Tuesday, August 10, 2021

Oh, Moira!

Oh, Moira!

I reply.

 

the day after yesterday

Dear Moira,

     You do have The Apostle wrong, I believe, but I wouldn’t trust me to get him right.

But then, who can? You know my favorite quote on the subject: “Only Luther understood Paul, and he misunderstood him.”

     But in this case (Romans 8:28), it doesn’t all work out for the good for those whom God loves; I wish it did. Instead, it works out for those who love God, and that means almost certainly for those who love God truly, aright. And that is The Apostle himself and those that understand him (period). I wouldn’t, then, go to him, to Paul, to find consolation.

     And I wouldn’t go to him to find out what foolishness really means. Paul may write of the foolishness of God (as in 1 Corinthians 1:25), but he doesn’t understand it unless he knows far more about Jesus of Nazareth than I think he does. Or, unless he cares more for Jesus of Nazareth than he ever demonstrates in any of the letters. For the foolishness of God (in my opinion)* is not found in the triumph of the Christ but in the ill-designed and poorly implemented Jesus experiment.

     So, I like “philomorer.” (I also like “seesay.”)

These are my immediate reactions to what I remember your writing. (I don’t have the letter in front of me.) But now I don’t know what to write next anymore than I know what to do next.

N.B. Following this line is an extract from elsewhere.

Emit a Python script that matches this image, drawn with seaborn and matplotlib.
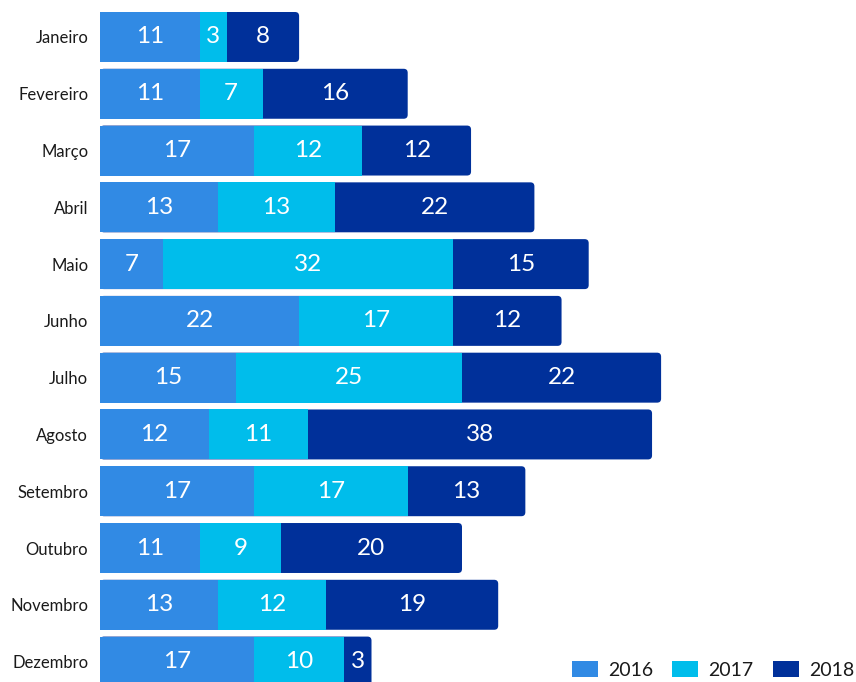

     I still (decades later) can’t seem to get organized. So, before I sat down to write you, I found myself surfing the web for planning calendars. “I need to play,” I was thinking, “And I can’t do it by myself. I need help.” A crutch, I was thinking. Then: Not that a crutch can help if you have no legs. Maybe you could swing at someone going by, knock them down, and steal one of their legs — though then, to be fair, you would have to come up with a plan to share the crutch. Or, you could steal both of their legs. I know that sounds harsh; it’s why I was only going to steal one to begin with. Besides, now you have both, where do you go? You could steal their map! But if it has a route traced on it, it’s their route, not yours. Besides, assuming you do know how to read a map — because I do — if you don’t know where you are on the map, it’s useless, right?

     You’re right, that’s what I do say, all the time, that it doesn’t all make sense. I’m never sure that any of it makes good sense. But that’s not the result of a position I have come to philosophically. It’s the result of a philomor(on)ic temperament: I have been dazed and confused from an early age, maybe from the first time Aunt Margaret asked me why I did something she didn’t like, and I didn’t know why. She would then always explain to me why it was a wrong, illogical, or stupid thing to do. But I couldn’t explain why it had made sense at the time. Because it hadn’t. I’d just did it.

     And I’d do it again if I could remember what it was.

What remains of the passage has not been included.